[Source code of charts]
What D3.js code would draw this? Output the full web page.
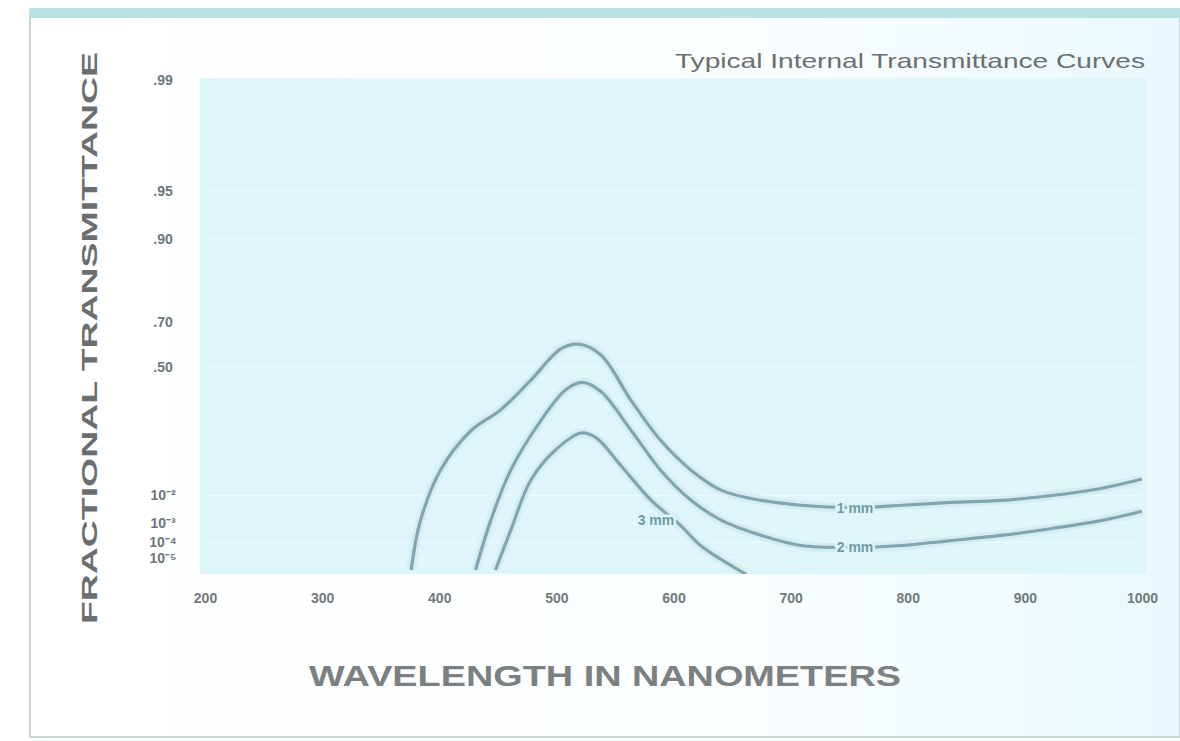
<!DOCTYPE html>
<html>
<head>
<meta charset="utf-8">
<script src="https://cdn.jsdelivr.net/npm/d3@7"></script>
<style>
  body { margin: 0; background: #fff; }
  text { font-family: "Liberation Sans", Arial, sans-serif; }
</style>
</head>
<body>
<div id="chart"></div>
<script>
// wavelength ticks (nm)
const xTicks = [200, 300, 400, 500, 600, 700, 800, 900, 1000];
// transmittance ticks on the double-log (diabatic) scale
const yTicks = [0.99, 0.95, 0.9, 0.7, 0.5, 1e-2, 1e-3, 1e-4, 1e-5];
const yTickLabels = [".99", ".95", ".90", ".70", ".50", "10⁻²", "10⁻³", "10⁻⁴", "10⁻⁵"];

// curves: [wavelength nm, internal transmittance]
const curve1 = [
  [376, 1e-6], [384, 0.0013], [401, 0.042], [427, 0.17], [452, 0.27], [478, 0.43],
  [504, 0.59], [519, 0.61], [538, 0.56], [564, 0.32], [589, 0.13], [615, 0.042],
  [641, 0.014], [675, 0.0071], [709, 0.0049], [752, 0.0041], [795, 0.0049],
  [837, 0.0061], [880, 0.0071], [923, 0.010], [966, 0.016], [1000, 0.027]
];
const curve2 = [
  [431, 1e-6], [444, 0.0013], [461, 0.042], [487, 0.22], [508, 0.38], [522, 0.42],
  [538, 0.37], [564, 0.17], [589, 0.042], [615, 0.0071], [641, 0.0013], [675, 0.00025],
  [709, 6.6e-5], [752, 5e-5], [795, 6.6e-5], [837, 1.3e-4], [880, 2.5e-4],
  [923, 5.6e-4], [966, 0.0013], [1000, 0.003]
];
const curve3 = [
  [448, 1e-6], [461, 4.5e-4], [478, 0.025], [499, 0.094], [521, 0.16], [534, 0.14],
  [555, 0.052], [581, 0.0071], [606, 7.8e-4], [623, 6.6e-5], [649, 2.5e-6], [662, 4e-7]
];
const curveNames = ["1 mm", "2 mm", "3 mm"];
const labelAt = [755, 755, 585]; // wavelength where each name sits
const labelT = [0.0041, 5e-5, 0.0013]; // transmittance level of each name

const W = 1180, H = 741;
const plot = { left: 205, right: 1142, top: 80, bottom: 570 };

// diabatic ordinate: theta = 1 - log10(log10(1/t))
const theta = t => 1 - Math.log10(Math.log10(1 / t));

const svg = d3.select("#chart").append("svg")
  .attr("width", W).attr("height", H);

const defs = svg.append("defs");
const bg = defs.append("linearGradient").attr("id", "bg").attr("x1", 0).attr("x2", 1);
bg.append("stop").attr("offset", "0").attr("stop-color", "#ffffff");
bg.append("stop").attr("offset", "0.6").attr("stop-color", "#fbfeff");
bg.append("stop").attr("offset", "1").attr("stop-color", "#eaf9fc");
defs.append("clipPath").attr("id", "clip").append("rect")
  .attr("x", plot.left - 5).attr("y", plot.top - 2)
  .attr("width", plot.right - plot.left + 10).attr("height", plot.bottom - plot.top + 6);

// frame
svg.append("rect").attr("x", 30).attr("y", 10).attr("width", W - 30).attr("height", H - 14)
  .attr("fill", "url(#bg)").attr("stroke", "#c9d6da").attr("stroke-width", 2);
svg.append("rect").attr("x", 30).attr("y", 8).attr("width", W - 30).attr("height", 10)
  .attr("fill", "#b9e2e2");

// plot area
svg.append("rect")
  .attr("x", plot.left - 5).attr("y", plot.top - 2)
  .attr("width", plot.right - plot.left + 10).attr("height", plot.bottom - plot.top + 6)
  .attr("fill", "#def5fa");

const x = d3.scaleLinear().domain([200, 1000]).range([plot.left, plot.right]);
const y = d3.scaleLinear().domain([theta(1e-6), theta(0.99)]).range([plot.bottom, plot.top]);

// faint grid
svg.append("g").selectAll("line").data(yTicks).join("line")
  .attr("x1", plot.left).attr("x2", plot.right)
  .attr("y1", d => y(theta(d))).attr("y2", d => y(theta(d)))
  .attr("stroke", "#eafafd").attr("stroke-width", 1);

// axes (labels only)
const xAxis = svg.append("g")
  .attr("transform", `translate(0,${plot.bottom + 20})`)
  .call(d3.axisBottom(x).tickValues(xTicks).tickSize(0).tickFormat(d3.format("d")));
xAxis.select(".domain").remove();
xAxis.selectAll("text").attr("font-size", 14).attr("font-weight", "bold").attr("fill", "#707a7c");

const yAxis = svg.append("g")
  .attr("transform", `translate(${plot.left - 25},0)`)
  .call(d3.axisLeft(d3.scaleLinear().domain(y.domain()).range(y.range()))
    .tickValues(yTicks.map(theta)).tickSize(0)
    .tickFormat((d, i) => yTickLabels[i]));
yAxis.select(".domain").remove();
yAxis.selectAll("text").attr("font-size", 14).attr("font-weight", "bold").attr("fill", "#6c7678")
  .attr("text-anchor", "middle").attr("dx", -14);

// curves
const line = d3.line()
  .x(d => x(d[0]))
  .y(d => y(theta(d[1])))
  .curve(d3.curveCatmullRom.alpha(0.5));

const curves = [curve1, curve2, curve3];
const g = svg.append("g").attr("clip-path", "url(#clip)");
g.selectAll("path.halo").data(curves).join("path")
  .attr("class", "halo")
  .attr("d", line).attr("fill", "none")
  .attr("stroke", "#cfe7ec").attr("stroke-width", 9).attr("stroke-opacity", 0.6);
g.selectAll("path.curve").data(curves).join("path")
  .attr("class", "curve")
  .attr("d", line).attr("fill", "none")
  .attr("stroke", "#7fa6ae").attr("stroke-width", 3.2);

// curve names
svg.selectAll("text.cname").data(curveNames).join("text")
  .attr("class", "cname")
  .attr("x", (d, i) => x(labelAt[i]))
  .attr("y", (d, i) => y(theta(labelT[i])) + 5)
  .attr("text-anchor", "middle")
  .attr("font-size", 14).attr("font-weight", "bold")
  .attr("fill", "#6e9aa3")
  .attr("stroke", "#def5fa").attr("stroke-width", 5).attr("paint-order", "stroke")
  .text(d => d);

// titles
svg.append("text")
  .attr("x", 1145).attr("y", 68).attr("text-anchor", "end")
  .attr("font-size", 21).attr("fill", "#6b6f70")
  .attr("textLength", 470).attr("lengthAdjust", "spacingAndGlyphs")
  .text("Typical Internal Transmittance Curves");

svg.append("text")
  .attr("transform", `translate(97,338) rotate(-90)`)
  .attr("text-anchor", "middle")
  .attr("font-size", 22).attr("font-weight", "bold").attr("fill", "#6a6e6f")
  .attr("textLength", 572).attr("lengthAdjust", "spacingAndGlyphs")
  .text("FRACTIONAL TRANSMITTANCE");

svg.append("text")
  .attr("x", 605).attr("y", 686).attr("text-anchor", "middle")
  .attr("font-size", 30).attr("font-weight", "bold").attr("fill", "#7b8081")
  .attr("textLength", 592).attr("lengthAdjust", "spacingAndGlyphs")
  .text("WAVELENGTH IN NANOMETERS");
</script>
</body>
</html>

--

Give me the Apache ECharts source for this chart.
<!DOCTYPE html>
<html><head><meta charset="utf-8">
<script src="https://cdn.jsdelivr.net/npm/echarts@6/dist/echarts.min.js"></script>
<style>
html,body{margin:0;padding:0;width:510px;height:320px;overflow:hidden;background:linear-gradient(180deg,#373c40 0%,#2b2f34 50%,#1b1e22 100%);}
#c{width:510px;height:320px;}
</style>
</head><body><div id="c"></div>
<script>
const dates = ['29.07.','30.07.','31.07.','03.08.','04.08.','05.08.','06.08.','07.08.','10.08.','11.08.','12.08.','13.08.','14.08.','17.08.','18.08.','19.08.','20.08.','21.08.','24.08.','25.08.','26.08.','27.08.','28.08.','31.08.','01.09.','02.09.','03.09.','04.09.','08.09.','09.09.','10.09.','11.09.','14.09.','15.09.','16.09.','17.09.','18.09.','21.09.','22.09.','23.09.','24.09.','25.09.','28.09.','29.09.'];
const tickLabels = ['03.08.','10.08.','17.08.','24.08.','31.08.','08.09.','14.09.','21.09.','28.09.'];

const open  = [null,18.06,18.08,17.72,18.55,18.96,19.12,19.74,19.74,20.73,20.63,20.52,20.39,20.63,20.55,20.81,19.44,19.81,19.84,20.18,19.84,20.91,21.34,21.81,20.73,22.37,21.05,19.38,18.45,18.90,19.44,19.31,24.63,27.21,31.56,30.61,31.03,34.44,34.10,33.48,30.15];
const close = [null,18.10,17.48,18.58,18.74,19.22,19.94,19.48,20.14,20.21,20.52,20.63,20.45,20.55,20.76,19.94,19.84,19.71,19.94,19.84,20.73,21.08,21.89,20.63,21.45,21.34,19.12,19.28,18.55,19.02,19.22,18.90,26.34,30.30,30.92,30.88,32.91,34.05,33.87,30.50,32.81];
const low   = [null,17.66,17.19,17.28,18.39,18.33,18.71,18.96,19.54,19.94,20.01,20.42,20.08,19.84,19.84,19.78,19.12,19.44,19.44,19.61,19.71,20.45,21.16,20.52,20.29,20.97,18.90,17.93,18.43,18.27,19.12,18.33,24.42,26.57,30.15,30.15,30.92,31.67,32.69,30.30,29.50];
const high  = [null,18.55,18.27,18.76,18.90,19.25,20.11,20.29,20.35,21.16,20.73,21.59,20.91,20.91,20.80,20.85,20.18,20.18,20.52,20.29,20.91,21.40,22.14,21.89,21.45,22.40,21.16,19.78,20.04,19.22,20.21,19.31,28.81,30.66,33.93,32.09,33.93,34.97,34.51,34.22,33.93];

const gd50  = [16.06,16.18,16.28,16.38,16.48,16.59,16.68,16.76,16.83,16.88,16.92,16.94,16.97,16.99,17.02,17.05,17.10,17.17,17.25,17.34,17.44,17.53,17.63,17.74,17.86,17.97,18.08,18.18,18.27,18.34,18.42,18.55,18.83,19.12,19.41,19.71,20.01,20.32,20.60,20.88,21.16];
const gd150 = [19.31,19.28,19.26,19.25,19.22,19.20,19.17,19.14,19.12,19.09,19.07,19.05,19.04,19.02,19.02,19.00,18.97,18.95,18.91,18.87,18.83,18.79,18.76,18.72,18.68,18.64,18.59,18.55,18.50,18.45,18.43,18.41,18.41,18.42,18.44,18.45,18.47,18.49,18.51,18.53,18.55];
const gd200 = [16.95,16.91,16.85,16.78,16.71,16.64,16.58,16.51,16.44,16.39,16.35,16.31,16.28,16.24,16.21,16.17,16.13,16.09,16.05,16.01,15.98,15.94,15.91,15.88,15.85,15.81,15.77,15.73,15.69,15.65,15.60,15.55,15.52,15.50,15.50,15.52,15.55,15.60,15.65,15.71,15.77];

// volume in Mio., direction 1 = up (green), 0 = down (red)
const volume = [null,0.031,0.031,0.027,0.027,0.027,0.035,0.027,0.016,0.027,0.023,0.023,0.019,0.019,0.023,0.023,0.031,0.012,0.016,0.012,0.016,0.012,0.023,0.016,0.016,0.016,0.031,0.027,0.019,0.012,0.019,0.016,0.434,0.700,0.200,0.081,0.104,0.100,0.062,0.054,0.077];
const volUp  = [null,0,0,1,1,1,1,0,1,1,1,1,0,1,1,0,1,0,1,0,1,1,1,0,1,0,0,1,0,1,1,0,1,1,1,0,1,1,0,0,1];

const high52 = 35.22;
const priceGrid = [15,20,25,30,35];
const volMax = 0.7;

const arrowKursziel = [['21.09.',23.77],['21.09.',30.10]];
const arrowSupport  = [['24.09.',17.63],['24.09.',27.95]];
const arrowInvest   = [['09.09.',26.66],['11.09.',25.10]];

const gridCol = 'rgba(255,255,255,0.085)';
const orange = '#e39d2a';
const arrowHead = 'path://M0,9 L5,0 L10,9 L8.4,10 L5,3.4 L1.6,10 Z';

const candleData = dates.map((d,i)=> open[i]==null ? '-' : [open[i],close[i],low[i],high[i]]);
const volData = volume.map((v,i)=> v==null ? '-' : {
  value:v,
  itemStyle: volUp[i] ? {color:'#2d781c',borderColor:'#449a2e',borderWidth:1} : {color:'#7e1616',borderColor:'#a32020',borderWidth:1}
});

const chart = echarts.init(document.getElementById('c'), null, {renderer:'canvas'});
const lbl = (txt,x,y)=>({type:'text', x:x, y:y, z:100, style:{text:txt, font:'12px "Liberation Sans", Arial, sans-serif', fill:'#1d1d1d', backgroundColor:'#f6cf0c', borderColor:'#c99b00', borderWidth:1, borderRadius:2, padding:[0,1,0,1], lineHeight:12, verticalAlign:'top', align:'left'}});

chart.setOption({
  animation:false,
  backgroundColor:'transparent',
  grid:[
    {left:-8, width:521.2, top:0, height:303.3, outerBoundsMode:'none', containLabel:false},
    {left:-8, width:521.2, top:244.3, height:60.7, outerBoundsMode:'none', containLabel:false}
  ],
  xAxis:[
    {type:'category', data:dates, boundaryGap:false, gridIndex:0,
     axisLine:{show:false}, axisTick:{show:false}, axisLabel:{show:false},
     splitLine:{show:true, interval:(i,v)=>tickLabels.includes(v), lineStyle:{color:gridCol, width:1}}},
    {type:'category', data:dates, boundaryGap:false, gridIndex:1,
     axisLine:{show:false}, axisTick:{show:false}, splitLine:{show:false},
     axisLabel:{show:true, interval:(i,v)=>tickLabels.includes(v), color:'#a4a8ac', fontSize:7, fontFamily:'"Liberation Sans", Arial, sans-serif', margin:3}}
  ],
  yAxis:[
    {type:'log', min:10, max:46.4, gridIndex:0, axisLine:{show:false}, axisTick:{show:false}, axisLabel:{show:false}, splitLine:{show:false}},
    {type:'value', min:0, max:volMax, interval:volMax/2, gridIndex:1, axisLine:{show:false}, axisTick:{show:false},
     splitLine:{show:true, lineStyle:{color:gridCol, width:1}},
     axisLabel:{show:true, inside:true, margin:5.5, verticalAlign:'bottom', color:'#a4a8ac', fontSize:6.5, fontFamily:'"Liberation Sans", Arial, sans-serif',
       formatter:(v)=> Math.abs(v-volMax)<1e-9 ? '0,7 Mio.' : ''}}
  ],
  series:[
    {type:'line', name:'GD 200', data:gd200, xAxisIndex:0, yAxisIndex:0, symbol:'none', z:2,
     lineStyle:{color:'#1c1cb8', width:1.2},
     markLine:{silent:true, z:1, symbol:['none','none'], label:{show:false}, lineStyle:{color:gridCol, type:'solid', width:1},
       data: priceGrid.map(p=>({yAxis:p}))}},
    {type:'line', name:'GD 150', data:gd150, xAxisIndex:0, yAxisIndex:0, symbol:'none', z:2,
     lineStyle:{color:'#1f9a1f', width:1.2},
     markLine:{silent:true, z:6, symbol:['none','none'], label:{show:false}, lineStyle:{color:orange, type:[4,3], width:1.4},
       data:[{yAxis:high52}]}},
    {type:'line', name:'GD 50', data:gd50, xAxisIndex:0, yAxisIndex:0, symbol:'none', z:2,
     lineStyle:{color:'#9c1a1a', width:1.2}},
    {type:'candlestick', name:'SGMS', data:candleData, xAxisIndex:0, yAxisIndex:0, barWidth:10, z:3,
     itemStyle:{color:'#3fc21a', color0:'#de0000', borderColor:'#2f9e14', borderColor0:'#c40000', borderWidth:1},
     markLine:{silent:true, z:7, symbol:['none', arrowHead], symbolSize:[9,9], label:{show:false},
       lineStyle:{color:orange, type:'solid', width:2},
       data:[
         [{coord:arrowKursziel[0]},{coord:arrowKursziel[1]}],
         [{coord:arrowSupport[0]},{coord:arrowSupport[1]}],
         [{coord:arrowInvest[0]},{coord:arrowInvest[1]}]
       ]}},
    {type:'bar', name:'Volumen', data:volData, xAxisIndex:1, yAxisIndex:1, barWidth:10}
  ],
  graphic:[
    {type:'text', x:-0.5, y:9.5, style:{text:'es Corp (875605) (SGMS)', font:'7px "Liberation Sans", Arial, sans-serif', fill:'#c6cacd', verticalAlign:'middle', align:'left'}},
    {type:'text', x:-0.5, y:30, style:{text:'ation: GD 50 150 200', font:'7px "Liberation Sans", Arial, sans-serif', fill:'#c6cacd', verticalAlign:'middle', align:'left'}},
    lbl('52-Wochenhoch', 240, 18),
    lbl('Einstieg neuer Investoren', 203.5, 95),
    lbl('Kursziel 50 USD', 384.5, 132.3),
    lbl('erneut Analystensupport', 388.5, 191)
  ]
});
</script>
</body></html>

• [YOUR INSTRUCTIONS]: Which lines hold the word "this"? Return all of them from the records above.

• [THE RESULT]:
What D3.js code would draw this? Output the full web page.
Give me the Apache ECharts source for this chart.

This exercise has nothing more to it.